▶ _PROBLEM TO WORK ON_
Drop every picture. Then return, exactly, the lines from the beginning of the listing below through the one containing "W, H = 1342, 475".

▶ _GIVEN MATERIAL_
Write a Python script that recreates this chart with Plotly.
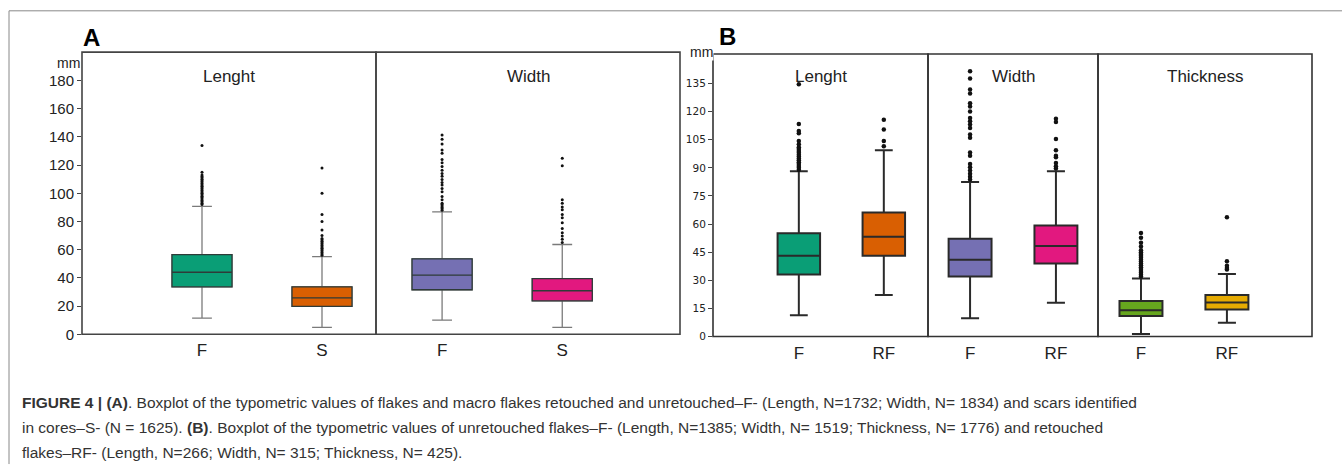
import plotly.graph_objects as go

W, H = 1342, 475

# ---------------- data ----------------
# Panel A : Lenght / Width, categories F and S
A_cats = ["F", "S"]
A_len_q1 = [33.7, 19.8]
A_len_med = [44.0, 25.8]
A_len_q3 = [56.5, 33.7]
A_len_lo = [11.4, 4.9]
A_len_hi = [90.7, 55.1]
A_len_F_out = [92, 93, 94, 95, 96, 97, 98, 99, 100, 101, 102, 103, 104, 105, 106,
               107, 108, 109, 110, 111, 112, 113, 115, 134]
A_len_S_out = [56, 57, 58, 59, 60, 61, 62, 63, 64, 65, 66, 67, 68, 70, 74, 80, 85, 100, 118]

A_wid_q1 = [31.6, 23.7]
A_wid_med = [41.9, 30.9]
A_wid_q3 = [53.5, 39.5]
A_wid_lo = [10.0, 4.9]
A_wid_hi = [86.8, 63.7]
A_wid_F_out = [88, 89, 90, 91, 92, 93, 95.4, 97.7, 101.2, 103.5, 105.9, 107.7, 109.8,
               112.1, 114, 116.3, 119.1, 121.7, 124, 128.4, 130.8, 135, 138.4, 141.4]
A_wid_S_out = [65.1, 67.4, 69.8, 72, 75.1, 79.1, 82.6, 85, 88.4, 90.3, 93, 95.4, 119.6, 124.9]

# Panel B : Lenght / Width / Thickness, categories F and RF
B_cats = ["F", "RF"]
B_len_q1 = [33.1, 43.1]
B_len_med = [43.1, 53.2]
B_len_q3 = [55.1, 66.2]
B_len_lo = [11.4, 22.1]
B_len_hi = [88.2, 99.4]
B_len_F_out = [89, 90, 91, 92, 93, 94, 95, 96, 97, 98, 99, 100, 101, 102.6, 104.3,
               108.4, 109.6, 113.4, 134.6]
B_len_RF_out = [101.5, 104.3, 110.5, 115.7]

B_wid_q1 = [32.0, 39.0]
B_wid_med = [41.0, 48.3]
B_wid_q3 = [52.2, 59.2]
B_wid_lo = [9.8, 18.0]
B_wid_hi = [82.5, 88.2]
B_wid_F_out = [83.8, 85.2, 86.9, 88.6, 90.3, 92.1, 96.5, 98.2, 106.1, 107.8, 111.3,
               113.1, 114.9, 116.6, 120.1, 122.7, 124.5, 129.7, 131.8, 137.6, 141.6]
B_wid_RF_out = [89.6, 90.9, 92.6, 95.6, 96.5, 99.4, 105.4, 114.5, 116.2]

B_thk_q1 = [10.9, 14.4]
B_thk_med = [14.0, 18.2]
B_thk_q3 = [18.9, 22.1]
B_thk_lo = [1.4, 7.4]
B_thk_hi = [31.0, 33.3]
B_thk_F_out = [32, 33, 34, 35, 36, 37, 38, 39, 40, 41, 42, 43, 44, 45, 46, 48, 50.1, 52.7, 55.3]
B_thk_RF_out = [35.7, 36.6, 37.8, 40.1, 63.7]

A_ticks = list(range(0, 181, 20))
B_ticks = list(range(0, 136, 15))

colors_len = ["#0a9e76", "#d95f02"]
colors_wid = ["#7570b3", "#e2187f"]
colors_thk = ["#66a61e", "#e6ab02"]

caption = [
    "<b>FIGURE 4 | (A)</b>. Boxplot of the typometric values of flakes and macro flakes retouched and unretouched–F- (Length, N=1732; Width, N= 1834) and scars identified",
    "in cores–S- (N = 1625). <b>(B)</b>. Boxplot of the typometric values of unretouched flakes–F- (Length, N=1385; Width, N= 1519; Thickness, N= 1776) and retouched",
    "flakes–RF- (Length, N=266; Width, N= 315; Thickness, N= 425).",
]


def xp(px):
    return px / W


def yp(py):
    return 1 - py / H


fig = go.Figure()


def add_panel(xa, ya, cats, q1, med, q3, lo, hi, outs, cols, lw, lcol, ww, msize,
              whisk_col=None):
    for i, c in enumerate(cats):
        if whisk_col is not None:
            # whiskers in a lighter grey, box outline drawn on top in dark
            fig.add_trace(go.Box(
                x=[c], q1=[q1[i]], median=[med[i]], q3=[q3[i]],
                lowerfence=[lo[i]], upperfence=[hi[i]],
                boxpoints=False, fillcolor=cols[i],
                line=dict(color=whisk_col, width=lw), width=0.5, whiskerwidth=ww,
                xaxis=xa, yaxis=ya, showlegend=False, hoverinfo="skip"))
            fig.add_trace(go.Box(
                x=[c], q1=[q1[i]], median=[med[i]], q3=[q3[i]],
                lowerfence=[q1[i]], upperfence=[q3[i]],
                boxpoints=False, fillcolor=cols[i],
                line=dict(color=lcol, width=lw), width=0.5, whiskerwidth=0,
                xaxis=xa, yaxis=ya, showlegend=False, hoverinfo="skip"))
        else:
            fig.add_trace(go.Box(
                x=[c], q1=[q1[i]], median=[med[i]], q3=[q3[i]],
                lowerfence=[lo[i]], upperfence=[hi[i]],
                boxpoints=False, fillcolor=cols[i],
                line=dict(color=lcol, width=lw), width=0.5, whiskerwidth=ww,
                xaxis=xa, yaxis=ya, showlegend=False, hoverinfo="skip"))
        fig.add_trace(go.Scatter(
            x=[c] * len(outs[i]), y=outs[i], mode="markers",
            marker=dict(color="#111", size=msize),
            xaxis=xa, yaxis=ya, showlegend=False, hoverinfo="skip"))


add_panel("x", "y", A_cats, A_len_q1, A_len_med, A_len_q3, A_len_lo, A_len_hi,
          [A_len_F_out, A_len_S_out], colors_len, 1.3, "#2e3b38", 0.33, 3, "#7a7a7a")
add_panel("x2", "y", A_cats, A_wid_q1, A_wid_med, A_wid_q3, A_wid_lo, A_wid_hi,
          [A_wid_F_out, A_wid_S_out], colors_wid, 1.3, "#2e3b38", 0.33, 3, "#7a7a7a")
add_panel("x3", "y2", B_cats, B_len_q1, B_len_med, B_len_q3, B_len_lo, B_len_hi,
          [B_len_F_out, B_len_RF_out], colors_len, 2, "#2a2a2a", 0.42, 4.5)
add_panel("x4", "y2", B_cats, B_wid_q1, B_wid_med, B_wid_q3, B_wid_lo, B_wid_hi,
          [B_wid_F_out, B_wid_RF_out], colors_wid, 2, "#2a2a2a", 0.42, 4.5)
add_panel("x5", "y2", B_cats, B_thk_q1, B_thk_med, B_thk_q3, B_thk_lo, B_thk_hi,
          [B_thk_F_out, B_thk_RF_out], colors_thk, 2, "#2a2a2a", 0.42, 4.5)

FONT = "Liberation Sans, Arial, sans-serif"

xcommon = dict(type="category", showgrid=False, zeroline=False, showline=False,
               ticks="", tickfont=dict(family=FONT, size=17, color="#222"),
               ticklabelstandoff=4, fixedrange=True)

layout_axes = dict(
    boxmode="overlay",
    xaxis=dict(domain=[xp(82), xp(376)], anchor="y", categoryarray=A_cats,
               range=[-1.0, 1.45], **xcommon),
    xaxis2=dict(domain=[xp(376), xp(680)], anchor="y", categoryarray=A_cats,
                range=[-0.55, 1.98], **xcommon),
    xaxis3=dict(domain=[xp(713), xp(928)], anchor="y2", categoryarray=B_cats,
                range=[-1.01, 1.52], **xcommon),
    xaxis4=dict(domain=[xp(928), xp(1098)], anchor="y2", categoryarray=B_cats,
                range=[-0.49, 1.49], **xcommon),
    xaxis5=dict(domain=[xp(1098), xp(1312)], anchor="y2", categoryarray=B_cats,
                range=[-0.5, 1.99], **xcommon),
    yaxis=dict(domain=[yp(340), yp(53)], anchor="x", range=[0, 200.2],
               tickvals=A_ticks, ticks="outside", ticklen=4, tickcolor="#444",
               showgrid=False, zeroline=False, showline=False,
               tickfont=dict(family=FONT, size=15, color="#222")),
    yaxis2=dict(domain=[yp(342.3), yp(55)], anchor="x3", range=[0, 150.7],
                tickvals=B_ticks, ticks="outside", ticklen=4, tickcolor="#444",
                showgrid=False, zeroline=False, showline=False,
                tickfont=dict(family="DejaVu Sans, sans-serif", size=10.5, color="#222")),
)

shapes = []
for xa, ya, col in [("x", "y", "#444"), ("x2", "y", "#444"), ("x3", "y2", "#333"),
                    ("x4", "y2", "#333"), ("x5", "y2", "#333")]:
    shapes.append(dict(type="rect", xref=xa + " domain", yref=ya + " domain",
                       x0=0, x1=1, y0=0, y1=1, line=dict(color=col, width=1.6),
                       layer="above"))
# outer frame
shapes.append(dict(type="line", xref="paper", yref="paper", x0=xp(9), x1=1,
                   y0=yp(11), y1=yp(11), line=dict(color="#888", width=1)))
shapes.append(dict(type="line", xref="paper", yref="paper", x0=xp(9), x1=xp(9),
                   y0=yp(11), y1=yp(472), line=dict(color="#888", width=1)))

ann = []
ann.append(dict(text="<b>A</b>", x=xp(81), y=yp(38), xref="paper", yref="paper",
                xanchor="left", yanchor="middle", showarrow=False,
                font=dict(family=FONT, size=24, color="#000")))
ann.append(dict(text="<b>B</b>", x=xp(717), y=yp(37), xref="paper", yref="paper",
                xanchor="left", yanchor="middle", showarrow=False,
                font=dict(family=FONT, size=24, color="#000")))
ann.append(dict(text="mm", x=xp(82), y=yp(64), xref="paper", yref="paper",
                xanchor="right", yanchor="middle", showarrow=False,
                font=dict(family=FONT, size=14, color="#222")))
ann.append(dict(text="mm", x=xp(714), y=yp(53), xref="paper", yref="paper",
                xanchor="right", yanchor="middle", showarrow=False,
                bgcolor="white", borderpad=0,
                font=dict(family=FONT, size=14, color="#222")))
for xa, ya, t, yy in [("x", "y", "Lenght", 78), ("x2", "y", "Width", 78),
                      ("x3", "y2", "Lenght", 78), ("x4", "y2", "Width", 78),
                      ("x5", "y2", "Thickness", 78)]:
    ann.append(dict(text=t, x=0.5, y=yp(yy), xref=xa + " domain", yref="paper",
                    xanchor="center", yanchor="middle", showarrow=False,
                    font=dict(family=FONT, size=17, color="#222")))
for i, line in enumerate(caption):
    ann.append(dict(text=line, x=xp(20), y=yp(409 + 25.5 * i), xref="paper", yref="paper",
                    xanchor="left", yanchor="middle", showarrow=False,
                    font=dict(family=FONT, size=15.5, color="#333")))

fig.update_layout(
    width=W, height=H, margin=dict(l=0, r=0, t=0, b=0),
    paper_bgcolor="white", plot_bgcolor="white",
    shapes=shapes, annotations=ann, showlegend=False,
    **layout_axes)

fig.write_html("out.html")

▶ _SOLUTION TO THIS TASK_
Write a Python script that recreates this chart with Plotly.
import plotly.graph_objects as go

W, H = 1342, 475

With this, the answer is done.